Pairs my wife and I have levelled together.
Protection warrior (me) and beast mastery hunter with a bear pet (wife). We started 3-manning dungeons back in Spring 2005 and we found the bear to be a very useful off tank. This pair was very fast to level.
Protection paladin (me) and holy paladin (wife). Very good combination. A bit slow levelling out in the world until we discovered we can pull over 15 mobs our level at a time when we quest. The wife was a skinner and skinning sessions in Northrend were basically my piling up a ton of beasts while she heals a little, consecrate a little, and skin. The easiest combination to play in dungeons for us.
Beast Mastery hunter with tenacity pet (me) and mage (wife). My turtle usually tanked in 3- and 4-man groups. It was fun but we had to stop after 80 because no one wanted to give Donatelo a chance to tank heroics.
Restoration druid (me) and protection warrior (wife). My wife’s first tank and she quicly realized that although she had never tanked before, she knew how to tank and just had to learn her abilities. We primarily 3-man instances with a hunter or warlock. My favorite pair.
Our desks are maybe 8 feet apart. One of the issues we had to resolve is her wanting to mute me in Vent (she hates hearing me live then with a slight delay in Vent). The problem is the confusion it created for her when she was not sure if I was addressing the raid in Vent or her “live”. It worked out ok as I now say her name every time I give her instructions “live”. Forgetting this rule is not a pleasant option … lol
We have all our Vent sound coming from one computer and mute me, too. I can tell the difference because we have Vent on push-to-talk and if I don’t hear the “blarp” noise then I know Rev’s not on vent.
I’m hoping to write a post later in the week about tanking/healing and gender roles, hope you’ll post some there too since you and your wife both have experience in both roles.
The BM hunter/mage combo is fun, Rev is working on a “tank set” for his hunter and we’re hoping to try some heroic tanking one of these days. We were planning to use a gorilla though; I’m not sure whether a turtle would be better.
I’ve changed mains so many times with what the guild raid requirements were, but right now I’ve settled on my feral druid tank. My husband has only one 80, an DK – really not a complimentary group at all, but it’s nice being able to insta-queue for him, and at least I know I’ll have one solid DPS (he sits around 7k in heroics where stuff dies too fast to really get up a rotation, I have no idea how he does it) to keep the run going at a smooth pace.
Of course, that means every time I queue I know I’m going to have to hold threat against one of THOSE dps, the ones dripping in good gear that make me want to go and hide under the couch.
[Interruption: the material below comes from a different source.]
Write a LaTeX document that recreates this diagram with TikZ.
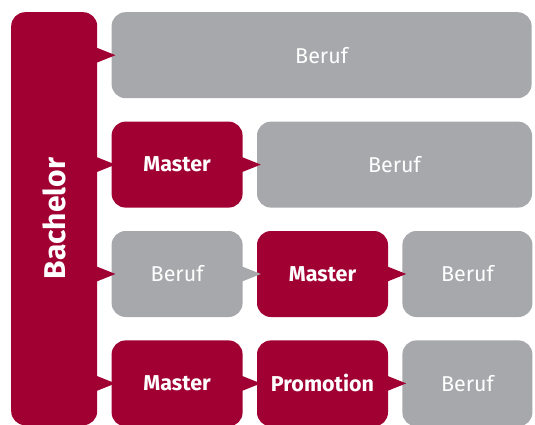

Because he’s sitting right here. We both game on laptops in the living room. That does mean I can throw things at him though.
We also arena together on my disc priest and his DK, and being in the same room makes communication so much easier. We can also have trouble with taking things out on each other when it goes bad – he can react very fast to the accusation in my voice when I get focused down by a pair of melee AGAIN and the tension can rise pretty high. We both try very hard to be careful how we speak when we’re playing together.